MATERIAL —

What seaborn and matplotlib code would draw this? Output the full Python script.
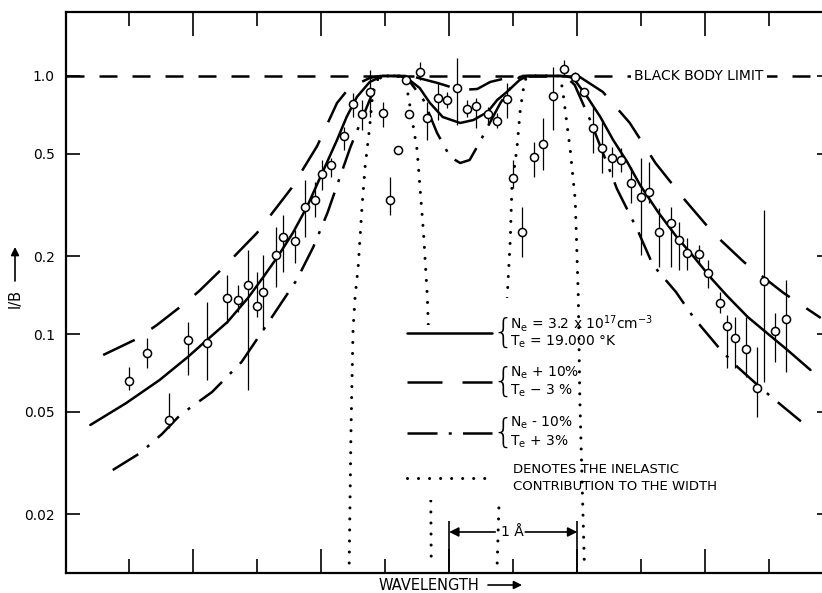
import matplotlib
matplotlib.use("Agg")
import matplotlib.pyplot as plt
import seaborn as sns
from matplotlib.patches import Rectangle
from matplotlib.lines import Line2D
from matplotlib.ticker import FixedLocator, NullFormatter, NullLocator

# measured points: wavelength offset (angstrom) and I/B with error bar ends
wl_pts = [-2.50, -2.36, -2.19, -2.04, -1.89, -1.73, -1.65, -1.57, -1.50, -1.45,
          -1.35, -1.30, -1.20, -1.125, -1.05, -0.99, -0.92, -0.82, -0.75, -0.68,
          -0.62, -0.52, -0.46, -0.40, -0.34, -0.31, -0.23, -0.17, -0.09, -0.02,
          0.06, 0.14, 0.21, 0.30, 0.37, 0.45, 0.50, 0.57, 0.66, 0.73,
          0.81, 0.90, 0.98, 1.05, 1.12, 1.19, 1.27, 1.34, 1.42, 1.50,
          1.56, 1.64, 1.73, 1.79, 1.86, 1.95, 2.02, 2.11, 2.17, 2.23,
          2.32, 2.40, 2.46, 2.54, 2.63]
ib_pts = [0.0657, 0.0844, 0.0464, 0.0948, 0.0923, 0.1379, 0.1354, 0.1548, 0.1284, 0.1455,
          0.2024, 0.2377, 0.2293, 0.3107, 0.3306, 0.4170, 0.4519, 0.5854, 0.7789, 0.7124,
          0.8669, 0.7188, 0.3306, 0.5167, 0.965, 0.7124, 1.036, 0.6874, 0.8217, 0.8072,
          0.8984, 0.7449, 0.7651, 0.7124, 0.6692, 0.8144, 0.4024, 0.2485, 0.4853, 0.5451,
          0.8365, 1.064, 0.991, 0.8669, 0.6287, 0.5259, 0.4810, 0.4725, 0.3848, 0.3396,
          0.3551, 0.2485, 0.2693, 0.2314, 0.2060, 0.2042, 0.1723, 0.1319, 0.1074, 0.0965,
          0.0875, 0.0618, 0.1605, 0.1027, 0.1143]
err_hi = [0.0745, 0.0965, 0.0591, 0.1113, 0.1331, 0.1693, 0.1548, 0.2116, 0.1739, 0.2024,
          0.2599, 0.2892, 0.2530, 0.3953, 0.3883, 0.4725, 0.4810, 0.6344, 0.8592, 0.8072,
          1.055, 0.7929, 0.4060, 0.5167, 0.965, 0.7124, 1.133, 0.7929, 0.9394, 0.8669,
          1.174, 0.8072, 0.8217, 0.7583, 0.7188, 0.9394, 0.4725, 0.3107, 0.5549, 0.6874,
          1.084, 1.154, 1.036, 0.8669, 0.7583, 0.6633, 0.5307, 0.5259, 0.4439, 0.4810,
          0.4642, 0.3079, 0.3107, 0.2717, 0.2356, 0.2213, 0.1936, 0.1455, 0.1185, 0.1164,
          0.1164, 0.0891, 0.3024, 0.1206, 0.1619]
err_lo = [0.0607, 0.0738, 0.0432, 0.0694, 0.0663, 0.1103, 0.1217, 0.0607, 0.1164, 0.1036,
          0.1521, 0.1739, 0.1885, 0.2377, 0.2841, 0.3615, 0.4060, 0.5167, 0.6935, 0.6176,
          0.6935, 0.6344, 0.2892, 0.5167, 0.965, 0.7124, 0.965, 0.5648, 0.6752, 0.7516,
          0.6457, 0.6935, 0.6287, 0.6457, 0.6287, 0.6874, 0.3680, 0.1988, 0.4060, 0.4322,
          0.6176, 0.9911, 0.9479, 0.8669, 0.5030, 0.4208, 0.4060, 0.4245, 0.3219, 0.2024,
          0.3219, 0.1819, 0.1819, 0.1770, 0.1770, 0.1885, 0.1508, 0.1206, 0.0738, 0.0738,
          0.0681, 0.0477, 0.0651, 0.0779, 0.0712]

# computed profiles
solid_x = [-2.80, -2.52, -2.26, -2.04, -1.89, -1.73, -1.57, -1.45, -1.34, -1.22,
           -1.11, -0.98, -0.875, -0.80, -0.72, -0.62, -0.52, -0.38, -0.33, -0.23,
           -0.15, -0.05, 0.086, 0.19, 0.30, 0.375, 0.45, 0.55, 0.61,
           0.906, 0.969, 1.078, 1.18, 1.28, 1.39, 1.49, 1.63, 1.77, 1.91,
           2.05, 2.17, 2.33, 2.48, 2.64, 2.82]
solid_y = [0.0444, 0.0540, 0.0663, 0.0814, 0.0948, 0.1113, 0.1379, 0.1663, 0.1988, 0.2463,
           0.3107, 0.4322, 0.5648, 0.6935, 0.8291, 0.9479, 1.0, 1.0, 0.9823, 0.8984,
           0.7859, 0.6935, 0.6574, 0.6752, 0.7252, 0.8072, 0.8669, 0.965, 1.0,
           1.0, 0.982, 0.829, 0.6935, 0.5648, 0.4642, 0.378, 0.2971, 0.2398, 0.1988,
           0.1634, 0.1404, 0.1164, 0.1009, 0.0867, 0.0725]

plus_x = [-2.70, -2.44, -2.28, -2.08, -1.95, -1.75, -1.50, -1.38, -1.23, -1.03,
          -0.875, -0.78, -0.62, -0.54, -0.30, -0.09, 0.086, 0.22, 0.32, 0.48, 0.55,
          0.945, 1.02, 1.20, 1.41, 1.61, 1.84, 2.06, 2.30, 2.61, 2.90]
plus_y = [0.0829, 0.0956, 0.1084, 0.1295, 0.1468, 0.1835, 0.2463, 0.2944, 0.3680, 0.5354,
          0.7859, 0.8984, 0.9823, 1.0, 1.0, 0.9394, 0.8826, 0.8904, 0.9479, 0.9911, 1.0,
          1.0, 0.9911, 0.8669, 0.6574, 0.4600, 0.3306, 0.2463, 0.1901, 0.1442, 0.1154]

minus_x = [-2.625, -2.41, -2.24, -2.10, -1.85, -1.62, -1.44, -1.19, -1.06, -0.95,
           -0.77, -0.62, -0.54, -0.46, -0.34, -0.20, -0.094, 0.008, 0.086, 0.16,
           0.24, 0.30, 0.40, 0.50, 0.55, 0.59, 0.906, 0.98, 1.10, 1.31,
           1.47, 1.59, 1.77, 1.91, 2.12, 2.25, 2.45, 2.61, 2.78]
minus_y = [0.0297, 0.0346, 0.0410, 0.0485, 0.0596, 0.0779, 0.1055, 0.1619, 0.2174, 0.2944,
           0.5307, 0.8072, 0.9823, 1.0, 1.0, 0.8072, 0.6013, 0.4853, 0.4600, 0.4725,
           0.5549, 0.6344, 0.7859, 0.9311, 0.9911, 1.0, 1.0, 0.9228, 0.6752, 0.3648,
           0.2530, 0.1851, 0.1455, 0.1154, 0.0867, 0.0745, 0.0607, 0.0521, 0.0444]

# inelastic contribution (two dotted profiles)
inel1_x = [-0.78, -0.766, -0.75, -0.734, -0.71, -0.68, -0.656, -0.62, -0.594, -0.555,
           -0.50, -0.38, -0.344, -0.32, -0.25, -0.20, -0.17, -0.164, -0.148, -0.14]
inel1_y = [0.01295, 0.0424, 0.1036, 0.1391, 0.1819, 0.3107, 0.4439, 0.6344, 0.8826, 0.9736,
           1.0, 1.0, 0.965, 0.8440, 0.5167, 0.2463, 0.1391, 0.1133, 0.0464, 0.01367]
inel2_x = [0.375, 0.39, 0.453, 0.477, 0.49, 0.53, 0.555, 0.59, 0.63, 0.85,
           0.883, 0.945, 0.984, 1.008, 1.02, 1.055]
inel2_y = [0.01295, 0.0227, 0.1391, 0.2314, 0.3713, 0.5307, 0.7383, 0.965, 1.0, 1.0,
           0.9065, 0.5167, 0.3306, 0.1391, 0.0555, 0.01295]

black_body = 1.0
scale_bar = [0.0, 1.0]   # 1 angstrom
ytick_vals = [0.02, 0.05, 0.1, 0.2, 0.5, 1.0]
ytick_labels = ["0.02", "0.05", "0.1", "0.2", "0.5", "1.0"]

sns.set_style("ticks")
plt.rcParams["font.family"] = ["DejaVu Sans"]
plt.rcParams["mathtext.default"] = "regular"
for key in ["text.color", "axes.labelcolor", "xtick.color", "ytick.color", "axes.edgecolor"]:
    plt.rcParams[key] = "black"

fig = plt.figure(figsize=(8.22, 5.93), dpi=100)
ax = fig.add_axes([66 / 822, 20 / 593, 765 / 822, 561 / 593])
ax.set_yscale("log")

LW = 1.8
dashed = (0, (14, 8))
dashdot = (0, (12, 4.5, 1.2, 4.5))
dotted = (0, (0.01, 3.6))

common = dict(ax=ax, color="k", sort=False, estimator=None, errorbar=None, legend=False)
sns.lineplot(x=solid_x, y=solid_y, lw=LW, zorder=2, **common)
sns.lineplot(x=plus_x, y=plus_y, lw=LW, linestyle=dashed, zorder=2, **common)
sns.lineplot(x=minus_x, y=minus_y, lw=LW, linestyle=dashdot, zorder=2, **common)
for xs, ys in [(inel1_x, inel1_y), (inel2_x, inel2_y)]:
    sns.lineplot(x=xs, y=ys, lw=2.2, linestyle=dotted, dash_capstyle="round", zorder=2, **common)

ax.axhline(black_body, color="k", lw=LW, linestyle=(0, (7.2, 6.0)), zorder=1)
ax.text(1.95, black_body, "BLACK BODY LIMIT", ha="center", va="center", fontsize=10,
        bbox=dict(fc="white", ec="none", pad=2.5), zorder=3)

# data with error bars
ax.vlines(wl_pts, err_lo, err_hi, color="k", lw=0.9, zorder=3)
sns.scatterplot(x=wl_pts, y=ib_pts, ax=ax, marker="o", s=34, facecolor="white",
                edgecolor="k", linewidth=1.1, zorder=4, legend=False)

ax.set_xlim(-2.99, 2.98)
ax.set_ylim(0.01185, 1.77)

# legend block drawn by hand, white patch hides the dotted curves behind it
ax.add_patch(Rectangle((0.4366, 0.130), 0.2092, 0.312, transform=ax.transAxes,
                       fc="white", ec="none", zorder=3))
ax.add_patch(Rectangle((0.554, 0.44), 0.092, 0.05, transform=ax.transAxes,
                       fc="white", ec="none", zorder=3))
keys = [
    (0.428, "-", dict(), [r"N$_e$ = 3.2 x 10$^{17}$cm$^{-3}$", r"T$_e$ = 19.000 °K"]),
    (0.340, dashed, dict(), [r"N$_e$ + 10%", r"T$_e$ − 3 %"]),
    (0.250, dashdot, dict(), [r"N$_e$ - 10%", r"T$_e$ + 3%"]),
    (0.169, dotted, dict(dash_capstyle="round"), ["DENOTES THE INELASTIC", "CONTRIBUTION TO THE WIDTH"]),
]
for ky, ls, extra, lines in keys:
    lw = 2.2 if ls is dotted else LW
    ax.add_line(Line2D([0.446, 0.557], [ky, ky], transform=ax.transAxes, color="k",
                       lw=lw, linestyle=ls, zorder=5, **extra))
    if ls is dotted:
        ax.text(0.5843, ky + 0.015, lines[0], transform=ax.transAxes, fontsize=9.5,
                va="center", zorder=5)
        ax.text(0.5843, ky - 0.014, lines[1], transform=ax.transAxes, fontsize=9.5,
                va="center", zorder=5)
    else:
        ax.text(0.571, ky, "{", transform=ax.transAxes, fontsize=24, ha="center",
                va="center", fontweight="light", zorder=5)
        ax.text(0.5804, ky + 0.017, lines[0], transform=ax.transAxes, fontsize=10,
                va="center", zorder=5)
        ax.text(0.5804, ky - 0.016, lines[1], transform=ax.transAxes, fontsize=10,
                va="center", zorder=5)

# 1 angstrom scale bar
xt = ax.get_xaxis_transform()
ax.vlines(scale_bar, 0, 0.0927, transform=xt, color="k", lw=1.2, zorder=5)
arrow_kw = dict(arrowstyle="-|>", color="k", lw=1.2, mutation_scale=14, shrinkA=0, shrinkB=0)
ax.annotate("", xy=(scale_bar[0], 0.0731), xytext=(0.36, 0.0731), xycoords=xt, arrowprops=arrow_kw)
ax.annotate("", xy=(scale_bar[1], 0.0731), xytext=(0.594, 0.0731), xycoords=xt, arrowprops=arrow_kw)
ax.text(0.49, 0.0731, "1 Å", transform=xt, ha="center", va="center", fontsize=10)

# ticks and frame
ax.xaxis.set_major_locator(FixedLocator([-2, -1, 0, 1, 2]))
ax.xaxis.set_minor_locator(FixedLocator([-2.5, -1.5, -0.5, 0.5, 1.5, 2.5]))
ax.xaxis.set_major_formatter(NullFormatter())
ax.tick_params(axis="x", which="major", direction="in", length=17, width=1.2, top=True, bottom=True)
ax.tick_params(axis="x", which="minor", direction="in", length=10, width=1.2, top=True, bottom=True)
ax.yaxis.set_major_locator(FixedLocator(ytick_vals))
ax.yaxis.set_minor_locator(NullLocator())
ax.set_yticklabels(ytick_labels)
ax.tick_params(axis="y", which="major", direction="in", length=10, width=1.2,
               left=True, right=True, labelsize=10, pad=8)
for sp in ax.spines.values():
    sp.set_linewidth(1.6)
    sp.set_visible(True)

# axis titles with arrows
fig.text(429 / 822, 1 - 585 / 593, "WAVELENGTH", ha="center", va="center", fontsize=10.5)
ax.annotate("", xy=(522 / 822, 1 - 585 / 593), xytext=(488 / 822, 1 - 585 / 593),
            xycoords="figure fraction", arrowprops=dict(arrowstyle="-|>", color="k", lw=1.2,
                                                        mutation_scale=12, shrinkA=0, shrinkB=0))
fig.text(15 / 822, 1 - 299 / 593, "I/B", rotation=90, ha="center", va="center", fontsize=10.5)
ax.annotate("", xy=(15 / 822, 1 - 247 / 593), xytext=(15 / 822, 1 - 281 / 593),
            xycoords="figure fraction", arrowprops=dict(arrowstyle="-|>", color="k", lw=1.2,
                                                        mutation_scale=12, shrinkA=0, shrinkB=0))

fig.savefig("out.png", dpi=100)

TASK PROMPT — Exactly as written, please give again the lines from the beginning of the listing through the line containing "from matplotlib.ticker import", inclusive, without any pictures.

ANSWER TO THIS TASK —
What seaborn and matplotlib code would draw this? Output the full Python script.
import matplotlib
matplotlib.use("Agg")
import matplotlib.pyplot as plt
import seaborn as sns
from matplotlib.patches import Rectangle
from matplotlib.lines import Line2D
from matplotlib.ticker import FixedLocator, NullFormatter, NullLocator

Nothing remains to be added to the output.